A "hard surface" paper like Accuplot should work better on a hard surface like mugs and tiles. TextPrint XP is great for fabric (mouse pads) as it tends to release more ink. As to blotching try printing on a mug from another vendor make sure it is a "hard coated" mug and see if the mugs you bought have coating quality issue. See if the "blotches" you are getting appear on different products using the same image. When your new to sublimation experimenting is the best way to learn. Everyone has their own technique. If you have to do color adjustments all the time to get your products to work, I would switch to the only U.S. ink supplier. Saving money on ink but loosing time and product is not really saving anything.


----------



## oneeyedjack (Mar 7, 2007)

For hard surfaces go with a general purpose sublimation paper.We use Conde general purpose paper for hard surfaces and works great.Sid is right on with what he said about textprint and other high release papers,great for soft substrates but you dont need as much toner released on hard goods.Also black takes a little longer to fully sublimate so you might want to up your press time just a little when doing transfers that have big areas of black.


----------



## casperboy77 (May 20, 2009)

I wanted to follow up with what I have found and learned so far and also possibly get a little more advice. I have determined that most of my problem comes from the mugs I bought at BestBlanks. First off I bought 2 cases and 11 were broken. I am guessing that it is common to have a few broken mugs but that many? They have "Orca Coating" and it does NOT state that they are hard coated. The coating seems to be inconsistent on the top and bottoms of the mugs and I get fade spots when I sublimate in those areas. I had an order for 6 mugs this week. Well 1 mugs was so badly faded in the top and bottom sections that I had to trash that mug. Then as I was putting another mug in the press the darn mug handle fell right off! Well anyways I got 3 of them made perfectly. I went to put in the 4th mug went to close the press and it didn't put and pressure on the mug. Well I pulled out my trusty ruler and found that quite a few mugs in the cases I bought are slightly different diameters! To make a long story short I made the 6 mugs.

I am thinking about buying my blank mugs from Conde from now on. Anyone have any comments on their quality? Their prices are better and they say "Hard Coated".

Last but not least. I am using a Stahl's Mighty Mug Press. I also bought a used QLT JW-600 Full Wrap Mug Press. But the heat settings on that press (QLT JW-600) only goes to a maximum of 325 degrees F. It has 2 heat settings "A & B" but both only go a max of 325. Seeing that it is a Mug Press, how long should I sublimate a mug with such a low heat setting? Also should I run the press at it's maximum setting of 325 continuously? I should mention I haven't read the press instructions yet. 
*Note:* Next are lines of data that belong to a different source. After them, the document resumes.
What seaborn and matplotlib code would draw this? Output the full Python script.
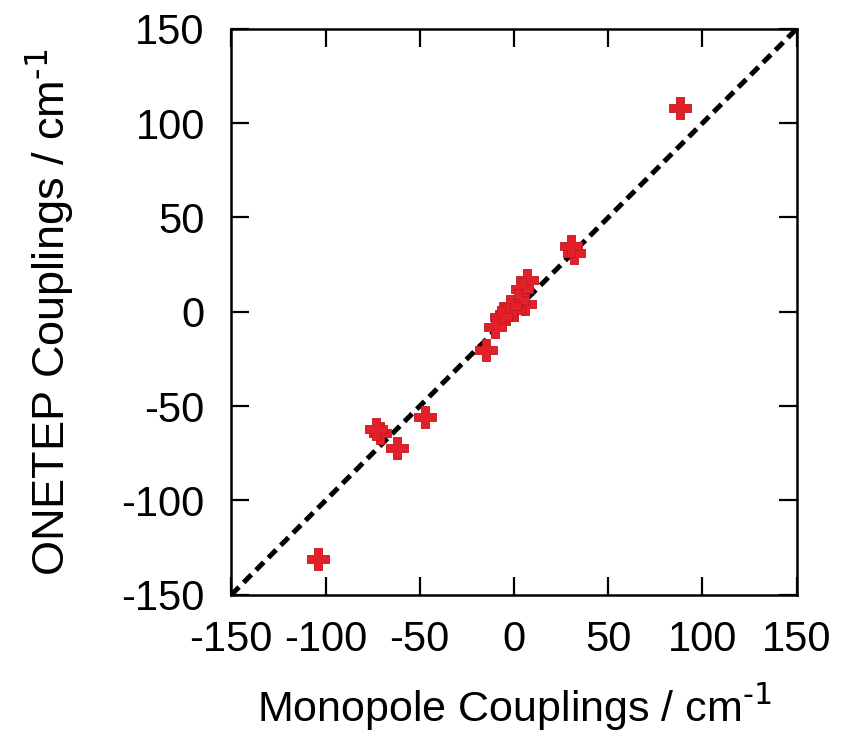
import numpy as np
import pandas as pd
import seaborn as sns
import matplotlib.pyplot as plt

# Coupling values (cm^-1)
monopole = [88, 32, 30, 7, 4, 6, 2, 0, -2, -4, -7, -10, -15,
            -71, -73, -62, -47, -104]
onetep = [108, 31, 35, 17, 12, 4, 6, 1, 3, -1, -3, -8, -20,
          -64, -62, -72, -56, -131]
diag = [-150, 150]
ticks = [-150, -100, -50, 0, 50, 100, 150]

df = pd.DataFrame({'monopole': monopole, 'onetep': onetep})
line = pd.DataFrame({'x': diag, 'y': diag})

sns.set_style('ticks')
plt.rcParams['font.family'] = ['Liberation Sans', 'DejaVu Sans']
plt.rcParams['axes.unicode_minus'] = False
plt.rcParams['text.color'] = 'black'
plt.rcParams['axes.labelcolor'] = 'black'
plt.rcParams['xtick.color'] = 'black'
plt.rcParams['ytick.color'] = 'black'
plt.rcParams['axes.edgecolor'] = 'black'

fig = plt.figure(figsize=(8.44, 7.38), dpi=100)
ax = fig.add_axes([0.274, 0.194, 0.670, 0.767])

sns.lineplot(data=line, x='x', y='y', ax=ax, color='black', lw=3.6,
             dashes=False, linestyle=(0, (2.2, 1.3)), zorder=2)
sns.scatterplot(data=df, x='monopole', y='onetep', ax=ax, marker='P',
                s=240, color='#e3202a', edgecolor='#c0181f', linewidth=0.6,
                zorder=3)

ax.set_xlim(-150, 150)
ax.set_ylim(-150, 150)
ax.set_xticks(ticks)
ax.set_yticks(ticks)
ax.tick_params(direction='in', length=13, width=1.6, labelsize=30,
               top=True, right=True)
ax.tick_params(axis='x', pad=18)
ax.tick_params(axis='y', pad=19)
for sp in ax.spines.values():
    sp.set_linewidth(1.8)

ax.set_xlabel('Monopole Couplings / cm$^{\\text{-}1}$', fontsize=31, labelpad=16)
ax.set_ylabel('ONETEP Couplings / cm$^{\\text{-}1}$', fontsize=32.5)
ax.yaxis.set_label_coords(-0.275, 0.5)

fig.savefig('out.png', dpi=100)
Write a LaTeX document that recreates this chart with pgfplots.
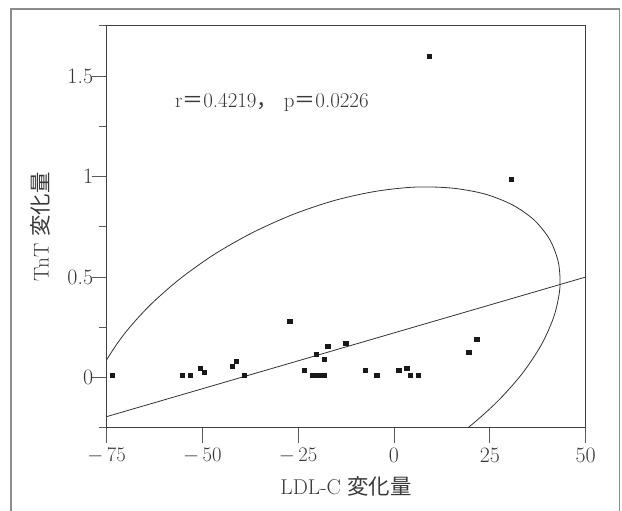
\documentclass[border=0pt]{standalone}
\usepackage{fontspec}
\newfontfamily\cjk{Noto Sans CJK JP}
\usepackage{pgfplots}
\pgfplotsset{compat=1.18}
\begin{document}
\begin{tikzpicture}[x=1bp,y=1bp]
\path[use as bounding box] (0,0) rectangle (622,511);
% outer frame (open at the bottom, cropped)
\draw[black!45, line width=1.6bp] (11,-10) -- (11,501.7) -- (619.6,501.7) -- (619.6,-10);
\begin{axis}[
  at={(106.6bp,83.3bp)}, anchor=south west,
  scale only axis, width=479bp, height=401.7bp,
  xmin=-75, xmax=50, ymin=-0.25, ymax=1.75,
  xtick={-75,-50,-25,0,25,50},
  xticklabels={$-\,75$,$-\,50$,$-\,25$,0,25,50},
  ytick={0,0.5,1,1.5},
  yticklabels={0,0.5,1,1.5},
  minor ytick={-0.25,0.25,0.75,1.25,1.75},
  tick align=outside, xtick pos=bottom, ytick pos=left,
  major tick length=15bp, minor tick length=7.5bp,
  axis line style={black!75, line width=1bp},
  tick style={black!65, line width=1bp},
  tick label style={font=\fontsize{22}{26}\selectfont, black!78},
  xticklabel style={anchor=north, yshift=-2bp},
  yticklabel style={anchor=east, xshift=5bp},
  label style={font=\fontsize{21.5}{26}\selectfont, black!78},
  xlabel={LDL-C {\cjk 変化量}},
  ylabel={TnT {\cjk 変化量}},
  xlabel style={at={(axis description cs:0.5,-0.147)}, anchor=center},
  ylabel style={at={(axis description cs:-0.1378,0.5)}, anchor=center},
  clip=true,
]
% regression line
\addplot[black!80, line width=0.8bp] coordinates {(-75,-0.195) (50,0.5)};
% density ellipse
\addplot[black!80, line width=0.8bp, smooth] coordinates {
  (-60.671,-0.680) (-67.905,-0.627) (-73.638,-0.550) (-77.697,-0.454)
  (-79.958,-0.340) (-80.354,-0.212) (-78.871,-0.074) (-75.553,0.069)
  (-70.505,0.214) (-63.877,0.356) (-55.871,0.491) (-46.731,0.615)
  (-36.735,0.723) (-26.184,0.813) (-15.402,0.882) (-4.715,0.927)
  (5.552,0.948) (15.087,0.943) (23.601,0.914) (30.835,0.860)
  (36.568,0.784) (40.627,0.687) (42.888,0.573) (43.284,0.446)
  (41.801,0.308) (38.483,0.164) (33.435,0.019) (26.807,-0.123)
  (18.801,-0.258) (9.661,-0.381) (-0.335,-0.489) (-10.886,-0.579)
  (-21.668,-0.648) (-32.355,-0.693) (-42.622,-0.714) (-52.157,-0.710)
  (-60.671,-0.680)
};
% data points
\addplot[only marks, mark=square*, mark size=2.1bp, black!90] coordinates {
  (-73.5,0.01) (-55.3,0.01) (-53.2,0.01) (-50.6,0.045) (-49.6,0.025)
  (-42.3,0.055) (-41.2,0.08) (-39.1,0.01) (-27.2,0.28) (-23.5,0.035)
  (-21.3,0.01) (-20.3,0.01) (-19.3,0.01) (-18.3,0.01) (-20.4,0.115)
  (-18.3,0.09) (-17.3,0.155) (-12.6,0.17) (-7.6,0.035) (-4.5,0.01)
  (1.2,0.035) (3.3,0.045) (4.3,0.01) (6.4,0.01) (19.5,0.125)
  (21.6,0.19) (30.5,0.987) (9.1,1.6)
};
\node[anchor=west, font=\fontsize{21}{25}\selectfont, black!78, inner sep=0pt]
  at (axis cs:-57.2,1.368) {r{\cjk ＝}0.4219{\cjk ，}\ p{\cjk ＝}0.0226};
\end{axis}
\end{tikzpicture}
\end{document}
Thank you for all the help you folks in this forum have been giving me. It has been a great help!


----------



## BRC (Mar 27, 2007)

Since QLT now sells the GeoKnight mug presses I am guessing you bought yours used. QLT also sells a glazer for glazing over a laser transfer so I would guess that your press was for doing the laser transfers onto mugs. The heat for a laser transfer is lower than for dublimation. Some people are doing the laser transfers now using papers like VersaTrans for hardgoods which will transfer with the lower heat, but you will need to post bake them. 

For sublimation the 325 is low, but you may be able to extend the time out and get it to transfer but it probably wouldn't stand up to a dishwasher very well.


----------



## oneeyedjak (Feb 15, 2009)

We are in canada and just got a case of the Orca mugs from supplier in canada.Now i dont think i have a problem with a mug in many months.First mug cracked,second and third mugs the ink looked faded in spots near the top and success with the fourth.Really not impressed with these mugs and will not get again.On the plus side for these mugs is that they are the whitest mugs i have seen.In the roughly 20 cases of mugs i have had shipped a we have not had a broken mug in the box so i would say that 11 is very high.Even being in Canada we sometimes order from Conde and they sell good quality product.Casper you should get some mug wraps and a small convection oven.


----------



## veedub3 (Mar 29, 2007)

Glad I read this. I am ordering mugs and was going to try out Best Blanks but I think I will try a different supplier. This will be my first try at sublimation and the last thing I need is unnecessary issues to overcome like defective mugs.

Katrina


----------



## conde tech (Nov 15, 2007)

If you are pressing Conde mugs, use a general all use sublimation paper such as Conde's SPP, Accuplot...not the Text Print paper.


----------



## FAT DADDY (Sep 4, 2008)

yes i too have purchased mugs from bestblanks (orka) they were terrible where can I find mugs bestblank used to sell made in thailand?
anyone know
thanks


----------



## casperboy77 (May 20, 2009)

The ones I buy from Conde' are made in Thailand. They are an awesome mug and have never had a problem since! Their site is: Conde


----------



## veedub3 (Mar 29, 2007)

I get mine from Johnson Plastics and I have never had any issues. I believe they are Rhinocoat out of Thailand and I use Tex-Print Sublimation paper. They come out very nice.


----------